Their dedication inspired Dobrzynski, of the Center for Arts-Inspired Learning in Cleveland, to consider how a curriculum that incorporates video production, game design and digital music recording might work in a school setting. Aided by funding from two of Cleveland's most prominent foundations, she spent years doing research that resulted in the Cleveland Municipal School District's new Cleveland High School for the Digital Arts.
The school welcomed 116 freshmen for the first day of school Monday while workers buzzed about completing the space the students will be using. A new freshman class will be added each year until it becomes a four-year school. Students will attend year-round with four 10-week sessions and a three-week break in between. As an accommodation to the sleep patterns of teenagers, school will start at 9 a.m. and end at 5:30 p.m.

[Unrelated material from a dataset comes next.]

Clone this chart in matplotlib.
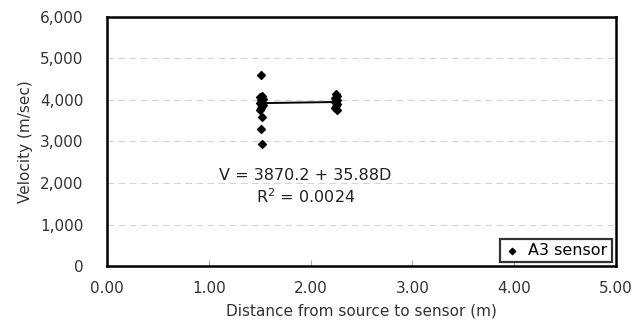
import matplotlib.pyplot as plt
import numpy as np

plt.rcParams['font.family'] = ['DejaVu Sans']

# A3 sensor readings at two source-sensor distances
dist_near = [1.51, 1.52, 1.50, 1.53, 1.51, 1.52, 1.50, 1.51, 1.53, 1.52, 1.51, 1.50, 1.52, 1.51, 1.52]
vel_near = [4610, 4100, 4060, 4020, 3990, 3960, 3930, 3900, 3880, 3850, 3810, 3760, 3600, 3310, 2950]
dist_far = [2.25, 2.26, 2.24, 2.26, 2.25, 2.24, 2.26, 2.25, 2.24, 2.26]
vel_far = [4150, 4100, 4050, 4010, 3980, 3950, 3910, 3860, 3800, 3750]

# fitted trend V = a + b*D
intercept = 3870.2
slope = 35.88

x_ticks = [0, 1, 2, 3, 4, 5]
y_ticks = [0, 1000, 2000, 3000, 4000, 5000, 6000]

fig, ax = plt.subplots(figsize=(6.42, 3.26), dpi=100)
fig.subplots_adjust(left=0.167, right=0.959, top=0.948, bottom=0.184)

all_d = np.array(dist_near + dist_far)
all_v = np.array(vel_near + vel_far)
ax.scatter(all_d, all_v, marker='D', s=16, color='black', zorder=3, label='A3 sensor')

xl = np.array([all_d.min(), all_d.max()])
ax.plot(xl, intercept + slope * xl, color='black', lw=1.4, zorder=2)

ax.text(1.95, 2190, 'V = 3870.2 + 35.88D', ha='center', va='center', fontsize=11.5, color='#222222')
ax.text(1.95, 1660, 'R$^2$ = 0.0024', ha='center', va='center', fontsize=11.5, color='#222222')

ax.set_xlim(0, 5)
ax.set_ylim(0, 6000)
ax.set_xticks(x_ticks)
ax.set_xticklabels(['%.2f' % v for v in x_ticks])
ax.set_yticks(y_ticks)
ax.set_yticklabels(['{:,}'.format(v) for v in y_ticks])
ax.yaxis.grid(True, linestyle=(0, (6, 4)), color='#d4d4d4', lw=0.8)
ax.set_axisbelow(True)
ax.tick_params(axis='x', direction='in', length=4, color='#aaaaaa', labelsize=11, labelcolor='#333333', pad=11)
ax.tick_params(axis='y', length=0, labelsize=11, labelcolor='#333333', pad=17)
for s in ax.spines.values():
    s.set_linewidth(1.8)
    s.set_color('black')

ax.set_xlabel('Distance from source to sensor (m)', fontsize=11, color='#333333', labelpad=5)
ax.set_ylabel('Velocity (m/sec)', fontsize=11, color='#333333', labelpad=5)

leg = ax.legend(loc='lower right', fontsize=11.5, frameon=True, fancybox=False,
                edgecolor='black', handlelength=1.0, handletextpad=0.5,
                borderpad=0.25, borderaxespad=0.25, markerscale=0.8)
leg.get_frame().set_linewidth(1.6)

fig.savefig('out.png', dpi=100)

The school will also have a standard curriculum that teaches core subjects such as math, English and the sciences. The difference, Dobrzynski said, is how digital arts will be integrated into that curriculum. Each student is responsible for a digital-based project, whether it's created individually or with a group, for the end of each grading period.
"If you give kids an opportunity to take ownership of their learning, they'll do it," Dobrzynski said.
The school's principal, John Buzzard, told The (Cleveland) Plain Dealer, "Digital arts is an amazing area for them to be involved in."
In a school district that has problems meeting state goals for standardize testing and an abysmal graduation rate, Dobrzynski said the new school has lofty goals: 100 percent graduation rates and college acceptance rates.
In the creation of their projects, real-world questions and answers will require them to use the skills they learn in their core classes, such as budgeting and storytelling and structure.
"We've set up the curriculum in a way that it's aligned with the real world," Dobrzynski said.
The school is being funded by the district with assistance from the Gund and Cleveland foundations, which are paying for much of the equipment the students will be using, Dobrzynski said.